Figuur 12. Restrimpel onder verschillende omstandigheden (zie tekst).

Bij een geringe belasting van 5 W (figuur 12b) neemt de grondfrequentie af tot ongeveer 70 kHz en zien we periodieke spikes met een amplitude van 130 mVtt. Een klein laagdoorlaatfilter aan de uitgang zou de niet erg ‘energetische’ spikes hebben geëlimineerd en de ruisamplitude hebben teruggebracht tot ongeveer 35 mVtt. Bij een matige belasting van 36 W (figuur 12c) zien we dezelfde frequentie en spikes, maar verschijnt er een fraaie driehoek met een amplitude van ongeveer 70 mVtt. Figuur 12d laat zien dat bij een flinke belasting van ongeveer 200 W de amplitude van de driehoek bijna verdubbelt tot ongeveer 130 mVtt. Dit is iets meer dan de maximale 100 mVtt die door de fabrikant is opgegeven, maar het geheel blijft binnen acceptabele grenzen (voor een digitale laboratoriumvoeding).

Conclusie – en enkele opmerkingen

Ik heb niet geprobeerd de voeding op afstand te bedienen via USB of WLAN. De informatie in de handleiding was voor mij nogal cryptisch en – hand op het hart – ik heb dat ook niet nodig. Ik hou er nog steeds van om spanningen en stromen met de hand direct op het apparaat in te stellen. Dus ik heb de andere ingebouwde luxefuncties gewoon genegeerd, omdat ik ze niet nodig heb. Overigens kan deze labvoeding naar verluidt batterijen met gedefinieerde waarden opladen. Daarom is er zelfs een aparte groene uitgangsbus voor de plus. Hier wordt de stroom afgeschakeld als die onder 10 mA komt, zodat een eventueel aangesloten accu niet overladen kan worden. Maar ik begreep niet waarom hiervoor een aparte uitgangsbus nodig is. En om te begrijpen hoe het opladen van de batterij werkt, denk ik dat je een Alan Turing moet zijn om de betreffende passages van de handleiding te ontcijferen. Ook de Engelstalige versie is niet veel beter, omdat die waarschijnlijk ook uit het Chinees is vertaald.

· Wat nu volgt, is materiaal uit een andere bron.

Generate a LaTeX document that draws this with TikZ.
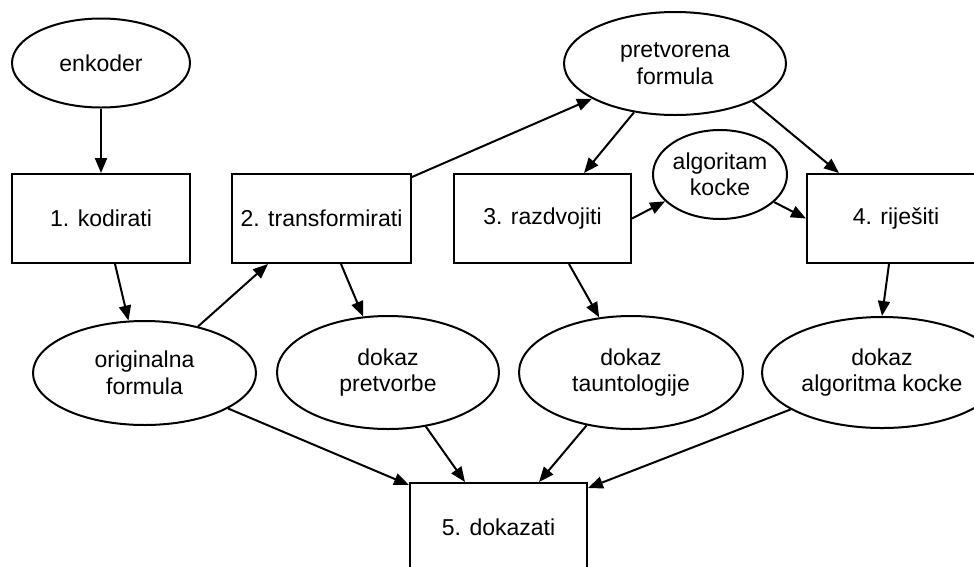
\documentclass[tikz,border=0pt]{standalone}
\usepackage{fontspec}
\setmainfont{Liberation Sans}
\usetikzlibrary{arrows.meta,shapes.geometric}

\begin{document}
\begin{tikzpicture}[x=1pt,y=-1pt,
    every node/.style={font=\fontsize{23}{26.5}\selectfont, align=center, inner sep=0pt},
    box/.style={draw, line width=2pt, rectangle, minimum width=178pt, minimum height=89pt},
    oval/.style={draw, line width=2pt, ellipse},
    arr/.style={line width=2pt, -{Triangle[length=15pt,width=12pt]}}]
    \useasboundingbox (0,0) rectangle (974,566);
    \clip (0,0) rectangle (974,566);
    % processing steps
    \node[box] (kod) at (101,218.5) {1. kodirati};
    \node[box, minimum width=179pt] (tra) at (321.5,218.5) {2. transformirati};
    \node[box, minimum width=177pt] (raz) at (542.5,218.5) {3. razdvojiti};
    \node[box] (rje) at (896,218.5) {4. riješiti};
    \node[box, minimum width=177pt] (dok) at (498.5,527.5) {5. dokazati};
    % data
    \node[oval, minimum width=178pt, minimum height=89pt] (enk) at (101,63) {enkoder};
    \node[oval, minimum width=222pt, minimum height=103pt] (pre) at (675,63.5) {pretvorena\\formula};
    \node[oval, minimum width=134pt, minimum height=89pt] (alg) at (720,174.5) {algoritam\\kocke};
    \node[oval, minimum width=223pt, minimum height=104pt] (org) at (144.5,373) {originalna\\formula};
    \node[oval, minimum width=222pt, minimum height=113pt] (dpr) at (388,372.5) {dokaz\\pretvorbe};
    \node[oval, minimum width=224pt, minimum height=113pt] (dta) at (631,372.5) {dokaz\\tauntologije};
    \node[oval, minimum width=240pt, minimum height=111pt] (dak) at (882,372.5) {dokaz\\algoritma kocke};
    % connectors
    \draw[arr] (enk.south) -- (kod.north);
    \draw[arr] ([xshift=14pt]kod.south) -- (org.107);
    \draw[arr] (org.41) -- ([xshift=-53.5pt]tra.south);
    \draw[arr] ([yshift=-4pt]tra.north east) -- (pre.203);
    \draw[arr] ([xshift=19.5pt]tra.south) -- (dpr.114);
    \draw[arr] (pre.230) -- ([xshift=41.5pt]raz.north);
    \draw[arr] (pre.-26) -- ([xshift=-57pt]rje.north);
    \draw[arr] (raz.east) -- (alg.206);
    \draw[arr] (alg.-27) -- (rje.west);
    \draw[arr] ([xshift=26.5pt]raz.south) -- (dta.120);
    \draw[arr] ([xshift=-7pt]rje.south) -- (dak.north);
    \draw[arr] (org.-23) -- ([yshift=-3pt]dok.north west);
    \draw[arr] (dpr.-55) -- ([xshift=-33.5pt]dok.north);
    \draw[arr] (dta.230) -- ([xshift=40.5pt]dok.north);
    \draw[arr] (dak.202) -- ([yshift=-6pt]dok.north east);
\end{tikzpicture}
\end{document}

Wat de mogelijkheden betreft, vind ik deze labvoeding beter dan die welke ik al jaren gebruik. Vooral het display is geweldig, want het toont de ingestelde en de werkelijke waarden naast elkaar. Ik vind het ook prettig dat je (tot tien) voorinstellingen voor spanning en stroom kunt definiëren en gebruiken. Ook het instellen van de waarden via de draai-encoder (snel en intuïtief) of via drukknoppen (nauwkeurig) is geweldig. Ik vind het prettig dat spanning en stroom zeer nauwkeurig zijn gekalibreerd. De stoorniveaus aan de uitgang zijn niet zo goed als bij een analoge labvoeding, maar in de praktijk (met uitzondering van de voeding van gevoelige HF-onderdelen) zijn ze laag genoeg. Na het inschakelen start de ‘geïntegreerde computer’ (lees: microcontroller) zeer snel op: de voeding is binnen een seconde klaar voor gebruik als het logo van het display verdwijnt. Dat is geweldig, want mijn oude voeding stelt met bijna 15 s mijn geduld echt op de proef. De prijs/prestatieverhouding is goed en in geval van een defect kunt u zelfs eenvoudig losse onderdelen vervangen.

Nu echter de zwakke punten: dat er geen netsnoer wordt meegeleverd – het zij zo. Storend is echter de kwaliteit van de handleiding. Zelfs als ik de relevante informatie al kan vinden, had die toch tenminste door een echte elektronicus geschreven moeten worden. Persoonlijk vind ik dit niet zo erg, omdat ik die in onbegrijpelijke tekst verstopte functies niet nodig heb.